Global Defence Technology Insight Report

Introduction:

The Electronic Warfare Simulation Market has grown significantly in recent years as modern battlefields become increasingly contested in the electromagnetic spectrum. Electronic warfare plays a critical role in disabling, deceiving, or disrupting enemy communications, radar systems, and weapon guidance platforms. To prepare military personnel for these complex challenges, advanced EW simulation technologies are being developed to replicate realistic electromagnetic environments and adversarial threats in a controlled, risk-free training setting.

Simulating the Spectrum: Advanced Electronic Warfare Training and Testing

Electronic Warfare simulation involves training, testing, and evaluation of systems and operators in a synthetic environment that replicates the presence of jammers, spoofers, decoys, radar threats, and electromagnetic interference. The simulation covers all three major segments of EW electronic attack (EA), electronic protection (EP), and electronic support (ES) and is used for both standalone exercises and integrated multi-domain operations.

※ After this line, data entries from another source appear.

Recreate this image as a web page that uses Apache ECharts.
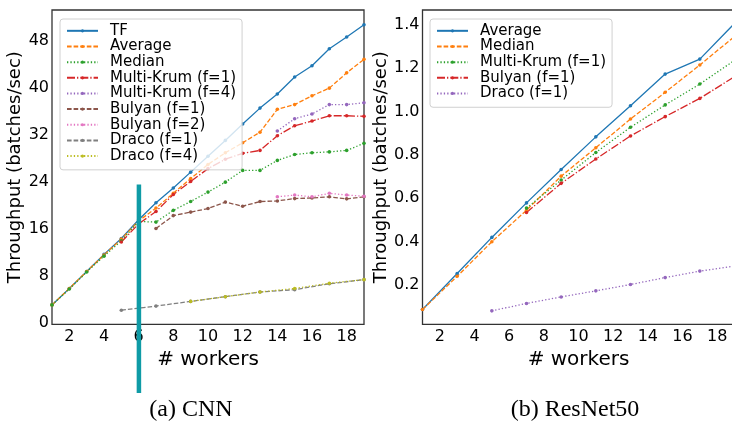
<!DOCTYPE html>
<html><head><meta charset="utf-8">
<script src="https://cdn.jsdelivr.net/npm/echarts@6/dist/echarts.min.js"></script>
<style>html,body{margin:0;padding:0;background:#fff}#c{width:732px;height:424px}</style>
</head><body><div id="c"></div>
<script>
// ---------- data: (a) CNN ----------
const cnnWorkers = [1,2,3,4,5,6,7,8,9,10,11,12,13,14,15,16,17,18,19];
const cnnTF      = [3.0,5.8,8.7,11.6,14.3,17.5,20.4,22.9,25.6,28.3,31.0,33.8,36.5,38.9,41.8,43.7,46.6,48.6,50.7];
const cnnAverage = [3.0,5.8,8.7,11.5,14.2,17.3,19.5,22.0,24.5,26.9,28.9,30.6,32.4,36.3,37.1,38.6,39.9,42.5,44.8];
const cnnMedian  = [3.0,5.7,8.6,11.3,13.9,17.2,17.1,19.1,20.6,22.2,23.9,25.9,25.9,27.6,28.6,28.9,29.05,29.3,30.5];
const cnnMK1Workers = [5,6,7,8,9,10,11,12,13,14,15,16,17,18,19];
const cnnMK1       = [13.7,16.8,18.9,21.8,24.0,26.2,27.8,28.8,29.3,31.8,33.5,34.3,35.2,35.2,35.1];
const cnnMK4Workers = [14,15,16,17,18,19];
const cnnMK4       = [32.6,34.7,35.5,37.1,37.1,37.4];
const cnnB1Workers = [7,8,9,10,11,12,13,14,15,16,17,18,19];
const cnnB1        = [16.0,18.2,18.8,19.4,20.5,19.8,20.6,20.7,21.1,21.2,21.4,21.05,21.4];
const cnnB2Workers = [14,15,16,17,18,19];
const cnnB2        = [21.4,21.7,21.4,22.0,21.7,21.5];
const cnnD1Workers = [5,7,9,11,13,15,17,19];
const cnnD1        = [2.1,2.8,3.6,4.4,5.2,5.6,6.6,7.3];
const cnnD4Workers = [9,11,13,15,17,19];
const cnnD4        = [3.6,4.4,5.2,5.8,6.7,7.3];
const cnnTicksX = [2,4,6,8,10,12,14,16,18];
const cnnTicksY = [0,8,16,24,32,40,48];

// ---------- data: (b) ResNet50 ----------
const resWorkers = [1,3,5,7,9,11,13,15,17,19];
const resAverage = [0.088,0.254,0.42,0.579,0.733,0.883,1.026,1.172,1.241,1.405];
const resMedian  = [0.088,0.241,0.40,0.545,0.702,0.833,0.965,1.088,1.214,1.345];
const resMKWorkers = [7,9,11,13,15,17,19];
const resMK        = [0.555,0.684,0.811,0.927,1.03,1.126,1.235];
const resBWorkers  = [7,9,11,13,15,17,19];
const resB         = [0.535,0.669,0.781,0.887,0.976,1.06,1.16];
const resDWorkers  = [5,7,9,11,13,15,17,19];
const resD         = [0.082,0.116,0.146,0.174,0.203,0.235,0.265,0.288];
const resTicksX = [2,4,6,8,10,12,14,16,18];
const resTicksY = [0.2,0.4,0.6,0.8,1.0,1.2,1.4];

const captions = ['(a) CNN', '(b) ResNet50'];

// ---------- styles ----------
const LW = 1.3;
const DASH = [4.6,2.0], DOT = [1.3,2.1], DASHDOT = [8.0,2.0,1.3,2.0];
const FONT = 'DejaVu Sans';

function pairs(xs, ys){ return xs.map((x,i)=>[x, ys[i]]); }
function line(name, color, dash, xs, ys, gi){
  return {
    type:'line', name:name, xAxisIndex:gi, yAxisIndex:gi,
    data:pairs(xs, ys), symbol:'circle', symbolSize:3.6, showSymbol:true,
    itemStyle:{color:color}, lineStyle:{color:color, width:LW, type:dash},
    emphasis:{disabled:true}, animation:false
  };
}
const P = 'b:'; // prefix to keep right-chart names distinct
const series = [
  line('TF','#1f77b4','solid',cnnWorkers,cnnTF,0),
  line('Average','#ff7f0e',DASH,cnnWorkers,cnnAverage,0),
  line('Median','#2ca02c',DOT,cnnWorkers,cnnMedian,0),
  line('Multi-Krum (f=1)','#d62728',DASHDOT,cnnMK1Workers,cnnMK1,0),
  line('Multi-Krum (f=4)','#9467bd',DOT,cnnMK4Workers,cnnMK4,0),
  line('Bulyan (f=1)','#8c564b',DASH,cnnB1Workers,cnnB1,0),
  line('Bulyan (f=2)','#e377c2',DOT,cnnB2Workers,cnnB2,0),
  line('Draco (f=1)','#7f7f7f',DASH,cnnD1Workers,cnnD1,0),
  line('Draco (f=4)','#bcbd22',DOT,cnnD4Workers,cnnD4,0),
  line(P+'Average','#1f77b4','solid',resWorkers,resAverage,1),
  line(P+'Median','#ff7f0e',DASH,resWorkers,resMedian,1),
  line(P+'Multi-Krum (f=1)','#2ca02c',DOT,resMKWorkers,resMK,1),
  line(P+'Bulyan (f=1)','#d62728',DASHDOT,resBWorkers,resB,1),
  line(P+'Draco (f=1)','#9467bd',DOT,resDWorkers,resD,1)
];

const gridBase = {top:10, width:312, height:314.3, show:true, borderColor:'#333', borderWidth:1.3,
                  backgroundColor:'transparent', containLabel:false, outerBoundsMode:'none'};
function xAxis(gi, ticks){
  return {type:'value', gridIndex:gi, min:1, max:19, name:'# workers', nameLocation:'middle', nameGap:18,
    nameTextStyle:{fontFamily:FONT, fontSize:20, color:'#000'},
    axisLine:{show:false}, splitLine:{show:false},
    axisTick:{show:false, customValues:ticks},
    axisLabel:{customValues:ticks, fontFamily:FONT, fontSize:16, color:'#000', margin:5}};
}
function yAxis(gi, ticks, min, max, fmt, gap){
  return {type:'value', gridIndex:gi, min:min, max:max, name:'Throughput (batches/sec)', nameLocation:'middle', nameGap:gap,
    nameTextStyle:{fontFamily:FONT, fontSize:18, color:'#000'},
    axisLine:{show:false}, splitLine:{show:false},
    axisTick:{show:false, customValues:ticks},
    axisLabel:{customValues:ticks, fontFamily:FONT, fontSize:16, color:'#000', margin:3, formatter:fmt}};
}
function legend(left, names){
  return {orient:'vertical', left:left, top:19, data:names, itemWidth:31, itemHeight:4, itemGap:0,
    padding:[4,6,6,6], backgroundColor:'rgba(255,255,255,0.8)', borderColor:'#d0d0d0', borderWidth:1, borderRadius:3,
    textStyle:{fontFamily:FONT, fontSize:15, color:'#000', lineHeight:15.65, padding:[0,0,0,7]},
    formatter:n=>n.replace(/^b:/,''), selectedMode:false};
}

const chart = echarts.init(document.getElementById('c'), null, {renderer:'canvas'});
chart.setOption({
  animation:false,
  backgroundColor:'#fff',
  grid:[Object.assign({left:52}, gridBase), Object.assign({left:422.5}, gridBase)],
  xAxis:[xAxis(0,cnnTicksX), xAxis(1,resTicksX)],
  yAxis:[yAxis(0,cnnTicksY,-0.3,53.2,v=>String(Math.round(v)),23),
         yAxis(1,resTicksY,0.02,1.467,v=>v.toFixed(1),30)],
  legend:[legend(60, series.slice(0,9).map(s=>s.name)), legend(430, series.slice(9).map(s=>s.name))],
  series:series
});
// teal annotation bar at workers = 6 on the CNN panel
const bx = chart.convertToPixel({xAxisIndex:0}, 6);
const by = chart.convertToPixel({yAxisIndex:0}, 24);
chart.setOption({graphic:[
  {type:'text', x:191, y:410, style:{text:captions[0], font:'24px "Liberation Serif"', fill:'#000', align:'center', verticalAlign:'middle'}},
  {type:'text', x:575, y:410, style:{text:captions[1], font:'24px "Liberation Serif"', fill:'#000', align:'center', verticalAlign:'middle'}},
  {type:'rect', shape:{x:bx-2, y:by+3, width:4.5, height:393-by-3}, style:{fill:'#0f9ba6'}, z:100}
]});
</script></body></html>
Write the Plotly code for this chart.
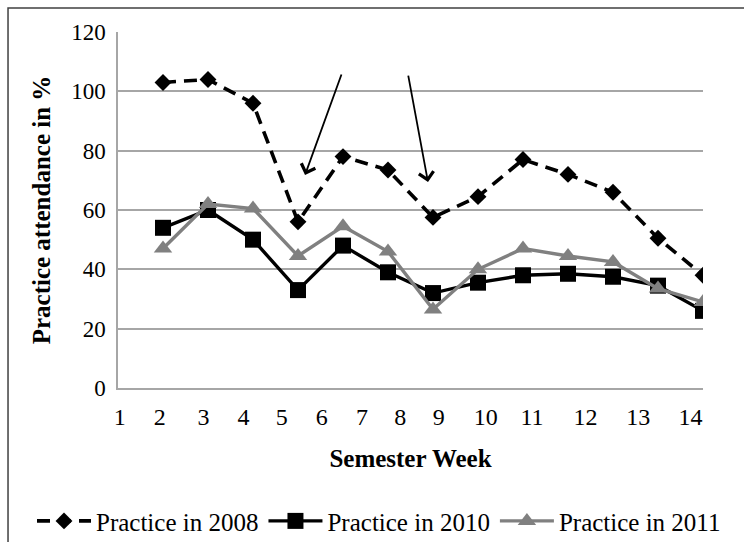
import plotly.graph_objects as go

# Semester weeks with recorded practice attendance
weeks = [2, 3, 4, 5, 6, 7, 8, 9, 10, 11, 12, 13, 14]

# Practice attendance in % per semester week
attendance_2008 = [103, 104, 96, 56, 78, 73.5, 57.5, 64.5, 77, 72, 66, 50.5, 38]
attendance_2010 = [54, 60, 50, 33, 48, 39, 32, 35.5, 38, 38.5, 37.5, 34.5, 26]
attendance_2011 = [47, 62, 60.5, 44.5, 54.5, 46, 26.5, 40, 47, 44.5, 42.5, 33.5, 29]

series_names = ["Practice in 2008", "Practice in 2010", "Practice in 2011"]

# Week labels along the x axis and where each label sits
week_labels = [str(w) for w in range(1, 15)]
week_label_pos = [1.04, 1.93, 2.90, 3.79, 4.64, 5.53, 6.42, 7.27, 8.13,
                  9.17, 10.20, 11.39, 12.56, 13.72]

FONT = "Liberation Serif"
GRID = "#a6a6a6"
GREY_LINE = "#808080"

fig = go.Figure()

fig.add_trace(go.Scatter(
    x=weeks, y=attendance_2008, name=series_names[0], mode="lines+markers",
    line=dict(color="black", width=3.6, dash="13px,8px"),
    marker=dict(symbol="diamond", size=13, color="black"),
))
fig.add_trace(go.Scatter(
    x=weeks, y=attendance_2010, name=series_names[1], mode="lines+markers",
    line=dict(color="black", width=3.4),
    marker=dict(symbol="square", size=16, color="black"),
))
fig.add_trace(go.Scatter(
    x=weeks, y=attendance_2011, name=series_names[2], mode="lines+markers",
    line=dict(color=GREY_LINE, width=3.4),
    marker=dict(symbol="triangle-up", size=16, color=GREY_LINE),
))

# Arrows pointing at the two drops in 2008 attendance
for tip_x, tip_y, tail_x, tail_y in [(5.156, 71.8, 5.978, 106.2),
                                     (7.889, 69.4, 7.444, 105.8)]:
    fig.add_annotation(
        x=tip_x, y=tip_y, ax=tail_x, ay=tail_y,
        xref="x", yref="y", axref="x", ayref="y",
        text="", showarrow=True, arrowhead=4, arrowsize=1.6,
        arrowwidth=1.8, arrowcolor="black",
    )

# Outer chart frame
fig.add_shape(
    type="rect", xref="paper", yref="paper",
    x0=-0.188, x1=1.08, y0=-0.46, y1=1.0674,
    line=dict(color="#404040", width=1.5), fillcolor="rgba(0,0,0,0)",
    layer="below",
)

fig.update_layout(
    width=744, height=542, autosize=False,
    margin=dict(l=118, r=41, t=32, b=154, autoexpand=False),
    paper_bgcolor="white", plot_bgcolor="white",
    font=dict(family=FONT, size=24, color="black"),
    showlegend=True,
    legend=dict(
        orientation="h", x=-0.147, xanchor="left", y=-0.374, yanchor="middle",
        font=dict(family=FONT, size=25, color="black"),
        itemwidth=54, tracegroupgap=0,
        bgcolor="rgba(0,0,0,0)",
    ),
)

fig.update_xaxes(
    range=[1, 14], showgrid=False, zeroline=False,
    showline=True, linecolor=GRID, linewidth=1.5,
    tickmode="array", tickvals=week_label_pos, ticktext=week_labels,
    ticks="", tickfont=dict(family=FONT, size=24, color="black"),
    ticklabelstandoff=6,
    title=dict(text="<b>Semester Week</b>", font=dict(family=FONT, size=25),
               standoff=21),
)
fig.update_yaxes(
    range=[0, 120], dtick=20, showgrid=True, gridcolor=GRID, gridwidth=1.5,
    zeroline=False, showline=True, linecolor=GRID, linewidth=1.5,
    ticks="", tickfont=dict(family=FONT, size=23, color="black"),
    ticklabelstandoff=6,
    title=dict(text="<b>Practice attendance in %</b>",
               font=dict(family=FONT, size=25), standoff=13),
)

fig.write_html("out.html")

One of the cornerstone technologies used in EW simulation is Radio Frequency (RF) Signal Emulation. These systems can generate and manipulate a wide range of RF signals across multiple bands (VHF, UHF, L-band, S-band, etc.), replicating real-world communications, radar pulses, and weapon guidance systems. Signal generators and digital RF memory (DRFM) systems simulate the behavior of various emitters, enabling trainees to identify, classify, and respond to different electromagnetic threats.

Cognitive Electronic Warfare (CEW) is an emerging area within simulations. Using Artificial Intelligence (AI) and machine learning, CEW systems can adapt in real-time to simulated adversarial behavior. These platforms challenge operators by varying threat types, frequencies, signal modulations, and countermeasures based on trainee performance. This ensures dynamic and unpredictable simulation scenarios, reflecting the realities of contemporary warfare.

Real-Time Threat Libraries are used extensively in EW simulations to expose operators to a variety of known and potential adversary platforms. These libraries contain detailed profiles of threat radars, missile seekers, and communication systems. During simulation, these libraries are used to generate signals and behaviors that mirror real-world conditions, enhancing the credibility of training outcomes.

Another key component is the Electronic Warfare Environment Generator (EWEG). These advanced systems simulate dense, multi-signal environments where dozens or hundreds of emitters operate simultaneously. This is particularly important for training aircrews and ground units to operate in electromagnetic spectrum-dominated environments, such as during suppression of enemy air defences (SEAD) missions or electronic attack sorties.

Hardware-in-the-Loop (HIL) simulation is also widely adopted in EW training and testing. HIL systems allow real EW hardware such as jammers, RWRs (Radar Warning Receivers), or missile approach warning systems to be integrated into the simulation loop. This allows validation of hardware performance in various simulated conditions without deploying assets in the field.

Live-Virtual-Constructive (LVC) Integration is crucial in modern EW simulation strategies. Through LVC environments, simulated electronic warfare scenarios can be conducted alongside live units and other virtual platforms, allowing for joint force training and complex, multi-domain operations.

Augmented Reality (AR) and Virtual Reality (VR) are also used to enhance user immersion, particularly in training ground and air-based EW operators. These tools help visualize electromagnetic waveforms, signal interference patterns, and system reactions, providing intuitive understanding and decision-making enhancement.

Conclusion:

In conclusion, electronic warfare simulation is a highly sophisticated field that integrates signal generation, real-time adaptive AI, threat libraries, and immersive technologies. These systems provide essential capabilities to train and prepare military personnel for operating effectively in contested electromagnetic environments, ensuring superiority in modern and future warfare domains.